# RECORDS PROVIDED start

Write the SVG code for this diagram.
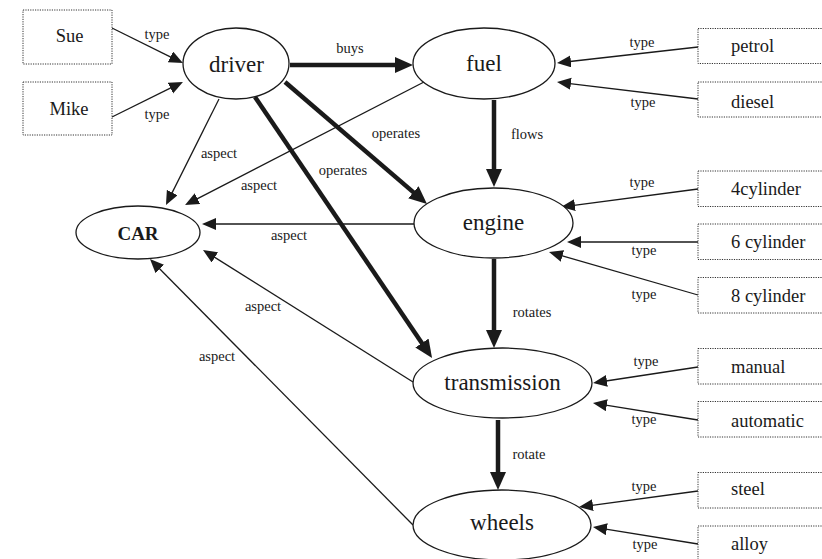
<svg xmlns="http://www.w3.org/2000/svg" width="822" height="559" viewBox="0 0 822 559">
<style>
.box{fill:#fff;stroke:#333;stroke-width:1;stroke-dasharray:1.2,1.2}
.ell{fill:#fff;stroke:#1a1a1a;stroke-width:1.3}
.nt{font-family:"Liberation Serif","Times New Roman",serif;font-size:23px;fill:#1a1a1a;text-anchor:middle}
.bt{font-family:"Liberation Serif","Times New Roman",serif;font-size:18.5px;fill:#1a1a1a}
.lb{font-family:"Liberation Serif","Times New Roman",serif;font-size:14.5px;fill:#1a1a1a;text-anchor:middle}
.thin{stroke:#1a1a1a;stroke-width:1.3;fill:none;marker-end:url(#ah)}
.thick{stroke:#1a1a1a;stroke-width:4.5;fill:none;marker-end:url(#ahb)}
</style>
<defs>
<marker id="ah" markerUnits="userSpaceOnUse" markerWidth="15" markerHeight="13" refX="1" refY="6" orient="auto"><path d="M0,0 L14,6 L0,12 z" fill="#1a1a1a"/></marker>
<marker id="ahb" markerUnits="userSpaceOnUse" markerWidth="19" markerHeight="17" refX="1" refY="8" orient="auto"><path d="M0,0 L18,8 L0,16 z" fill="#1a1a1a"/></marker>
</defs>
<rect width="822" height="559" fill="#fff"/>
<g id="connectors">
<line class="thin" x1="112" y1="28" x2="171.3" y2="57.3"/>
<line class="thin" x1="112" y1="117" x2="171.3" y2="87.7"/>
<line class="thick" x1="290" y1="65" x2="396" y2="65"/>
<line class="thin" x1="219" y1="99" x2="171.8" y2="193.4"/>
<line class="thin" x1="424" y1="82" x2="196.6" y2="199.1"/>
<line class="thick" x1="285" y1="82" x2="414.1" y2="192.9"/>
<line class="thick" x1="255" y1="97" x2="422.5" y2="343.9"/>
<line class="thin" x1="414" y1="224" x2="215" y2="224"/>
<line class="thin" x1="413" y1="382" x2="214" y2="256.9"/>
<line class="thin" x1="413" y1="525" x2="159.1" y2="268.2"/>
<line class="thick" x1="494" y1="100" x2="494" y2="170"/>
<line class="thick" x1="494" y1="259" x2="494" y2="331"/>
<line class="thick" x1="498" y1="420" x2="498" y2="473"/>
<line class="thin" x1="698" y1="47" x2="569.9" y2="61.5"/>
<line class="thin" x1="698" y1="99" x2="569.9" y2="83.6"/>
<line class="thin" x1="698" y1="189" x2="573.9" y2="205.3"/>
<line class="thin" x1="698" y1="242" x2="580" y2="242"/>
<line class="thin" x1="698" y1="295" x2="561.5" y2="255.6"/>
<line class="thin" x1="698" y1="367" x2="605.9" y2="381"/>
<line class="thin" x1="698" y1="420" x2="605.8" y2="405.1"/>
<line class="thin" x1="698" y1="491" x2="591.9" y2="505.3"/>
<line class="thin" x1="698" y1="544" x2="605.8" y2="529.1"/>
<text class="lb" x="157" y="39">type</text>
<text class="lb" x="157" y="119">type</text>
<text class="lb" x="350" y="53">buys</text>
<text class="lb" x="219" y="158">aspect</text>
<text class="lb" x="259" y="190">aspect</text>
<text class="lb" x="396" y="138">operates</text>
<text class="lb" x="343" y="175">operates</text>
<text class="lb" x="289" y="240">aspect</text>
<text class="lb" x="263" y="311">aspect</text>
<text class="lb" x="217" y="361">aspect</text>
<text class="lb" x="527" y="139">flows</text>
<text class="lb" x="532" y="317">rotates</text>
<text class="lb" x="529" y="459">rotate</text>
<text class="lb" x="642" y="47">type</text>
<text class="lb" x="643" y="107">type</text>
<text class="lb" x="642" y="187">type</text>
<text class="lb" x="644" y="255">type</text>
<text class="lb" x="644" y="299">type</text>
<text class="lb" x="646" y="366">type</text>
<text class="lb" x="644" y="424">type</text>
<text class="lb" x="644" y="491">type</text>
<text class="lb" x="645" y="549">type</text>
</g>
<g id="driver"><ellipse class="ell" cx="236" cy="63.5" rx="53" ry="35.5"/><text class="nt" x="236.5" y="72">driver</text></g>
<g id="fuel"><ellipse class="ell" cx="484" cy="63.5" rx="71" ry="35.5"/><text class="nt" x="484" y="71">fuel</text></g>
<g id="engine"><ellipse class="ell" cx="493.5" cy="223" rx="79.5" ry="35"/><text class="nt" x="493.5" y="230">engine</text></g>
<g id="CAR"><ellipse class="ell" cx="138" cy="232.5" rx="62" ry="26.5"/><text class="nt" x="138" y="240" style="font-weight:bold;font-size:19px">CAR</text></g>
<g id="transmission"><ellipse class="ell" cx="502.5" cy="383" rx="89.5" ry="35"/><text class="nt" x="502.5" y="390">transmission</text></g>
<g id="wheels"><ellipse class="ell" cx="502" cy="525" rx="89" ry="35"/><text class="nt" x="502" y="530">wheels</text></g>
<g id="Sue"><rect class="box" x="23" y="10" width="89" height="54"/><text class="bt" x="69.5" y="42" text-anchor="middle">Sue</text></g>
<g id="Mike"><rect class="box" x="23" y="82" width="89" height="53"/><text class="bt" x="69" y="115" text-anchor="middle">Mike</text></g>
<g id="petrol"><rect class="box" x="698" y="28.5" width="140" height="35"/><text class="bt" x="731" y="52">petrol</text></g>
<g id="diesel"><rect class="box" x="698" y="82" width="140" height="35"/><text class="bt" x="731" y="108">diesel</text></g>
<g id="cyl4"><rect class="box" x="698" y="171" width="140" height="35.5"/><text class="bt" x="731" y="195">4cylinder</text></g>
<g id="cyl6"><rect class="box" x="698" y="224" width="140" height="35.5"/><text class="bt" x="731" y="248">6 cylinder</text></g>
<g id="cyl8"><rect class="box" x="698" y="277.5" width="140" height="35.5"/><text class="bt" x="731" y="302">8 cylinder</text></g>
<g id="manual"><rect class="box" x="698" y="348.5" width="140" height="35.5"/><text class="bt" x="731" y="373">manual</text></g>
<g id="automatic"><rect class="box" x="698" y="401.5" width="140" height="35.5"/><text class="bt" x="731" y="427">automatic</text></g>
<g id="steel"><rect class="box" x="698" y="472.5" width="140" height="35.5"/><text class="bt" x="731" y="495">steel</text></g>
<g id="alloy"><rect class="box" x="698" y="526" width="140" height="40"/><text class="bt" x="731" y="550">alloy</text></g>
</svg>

# RECORDS PROVIDED end
# RECORDS PROVIDED start

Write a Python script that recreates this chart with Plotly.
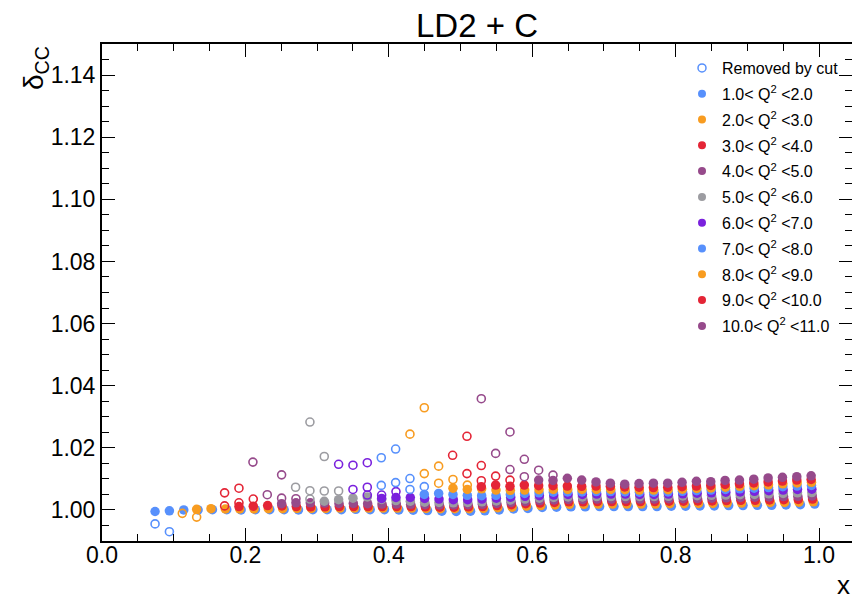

# RECORDS PROVIDED end
# RECORDS PROVIDED start

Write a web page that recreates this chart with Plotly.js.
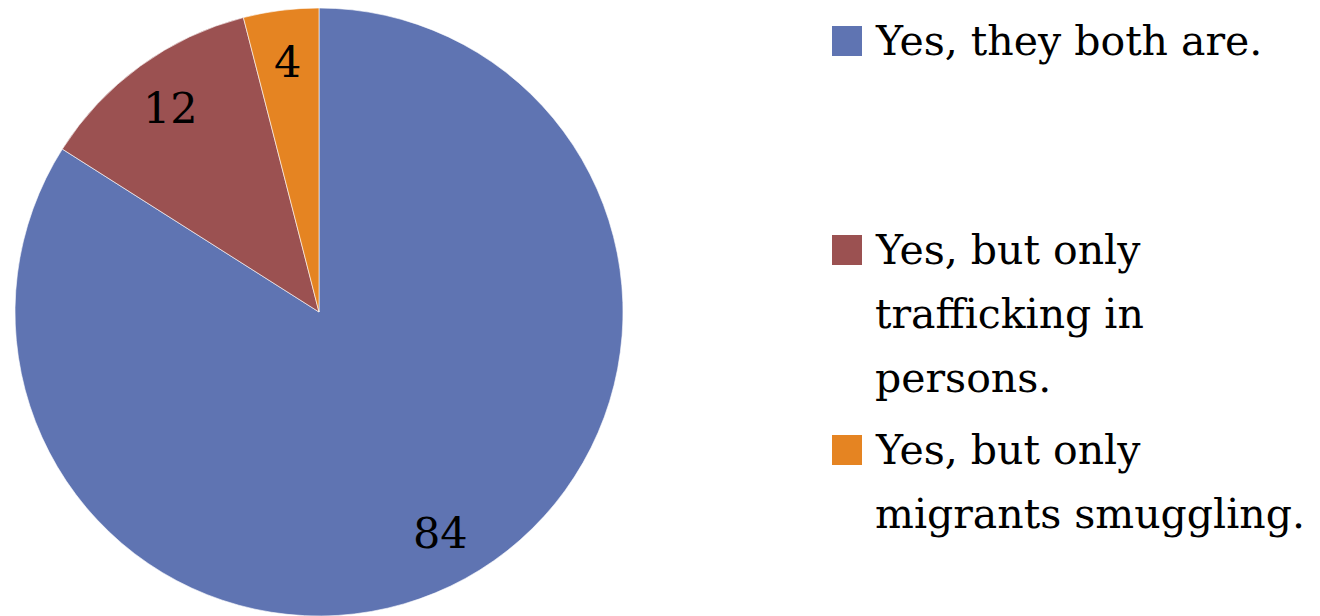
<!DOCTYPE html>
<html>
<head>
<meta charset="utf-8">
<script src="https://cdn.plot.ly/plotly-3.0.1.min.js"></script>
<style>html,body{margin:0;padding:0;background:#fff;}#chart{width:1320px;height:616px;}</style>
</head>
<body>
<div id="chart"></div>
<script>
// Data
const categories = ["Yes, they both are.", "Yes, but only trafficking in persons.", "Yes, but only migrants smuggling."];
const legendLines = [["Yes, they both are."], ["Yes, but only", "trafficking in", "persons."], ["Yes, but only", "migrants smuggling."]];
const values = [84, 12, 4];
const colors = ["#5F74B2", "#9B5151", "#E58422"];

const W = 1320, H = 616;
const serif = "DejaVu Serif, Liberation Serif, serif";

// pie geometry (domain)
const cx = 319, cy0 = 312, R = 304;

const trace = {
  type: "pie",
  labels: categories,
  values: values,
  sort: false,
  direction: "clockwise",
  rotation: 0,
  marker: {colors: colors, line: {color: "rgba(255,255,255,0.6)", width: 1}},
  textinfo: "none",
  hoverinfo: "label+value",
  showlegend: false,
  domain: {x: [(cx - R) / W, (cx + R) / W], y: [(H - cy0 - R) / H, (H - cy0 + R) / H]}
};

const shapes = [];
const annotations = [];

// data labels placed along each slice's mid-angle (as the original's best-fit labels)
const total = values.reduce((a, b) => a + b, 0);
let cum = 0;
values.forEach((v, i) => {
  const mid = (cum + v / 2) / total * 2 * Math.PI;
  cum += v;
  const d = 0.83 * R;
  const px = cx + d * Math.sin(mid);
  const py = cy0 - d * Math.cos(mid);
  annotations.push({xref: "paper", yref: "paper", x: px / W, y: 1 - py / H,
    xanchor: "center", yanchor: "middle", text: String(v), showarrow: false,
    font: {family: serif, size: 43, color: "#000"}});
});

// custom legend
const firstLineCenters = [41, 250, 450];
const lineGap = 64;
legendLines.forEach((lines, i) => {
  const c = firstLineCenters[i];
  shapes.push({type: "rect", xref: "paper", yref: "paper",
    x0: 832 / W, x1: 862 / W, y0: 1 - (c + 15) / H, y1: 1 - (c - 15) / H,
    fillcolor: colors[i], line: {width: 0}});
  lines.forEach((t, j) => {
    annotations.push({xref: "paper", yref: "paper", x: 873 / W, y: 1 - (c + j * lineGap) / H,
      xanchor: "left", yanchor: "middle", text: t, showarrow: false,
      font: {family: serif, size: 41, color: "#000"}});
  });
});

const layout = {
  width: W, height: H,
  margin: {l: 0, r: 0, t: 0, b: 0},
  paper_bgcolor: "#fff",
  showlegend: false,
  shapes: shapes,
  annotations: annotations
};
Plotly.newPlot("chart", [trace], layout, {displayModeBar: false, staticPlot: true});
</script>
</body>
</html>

# RECORDS PROVIDED end

▸ EXERCISE: Reproduce the entries exactly, from the line with "Write a web" to the line with "const cx = 319, cy0 = 312, R = 304;", both lines included, keeping no pictures.

▸ CORRECT OUTPUT:
Write a web page that recreates this chart with Plotly.js.
<!DOCTYPE html>
<html>
<head>
<meta charset="utf-8">
<script src="https://cdn.plot.ly/plotly-3.0.1.min.js"></script>
<style>html,body{margin:0;padding:0;background:#fff;}#chart{width:1320px;height:616px;}</style>
</head>
<body>
<div id="chart"></div>
<script>
// Data
const categories = ["Yes, they both are.", "Yes, but only trafficking in persons.", "Yes, but only migrants smuggling."];
const legendLines = [["Yes, they both are."], ["Yes, but only", "trafficking in", "persons."], ["Yes, but only", "migrants smuggling."]];
const values = [84, 12, 4];
const colors = ["#5F74B2", "#9B5151", "#E58422"];

const W = 1320, H = 616;
const serif = "DejaVu Serif, Liberation Serif, serif";

// pie geometry (domain)
const cx = 319, cy0 = 312, R = 304;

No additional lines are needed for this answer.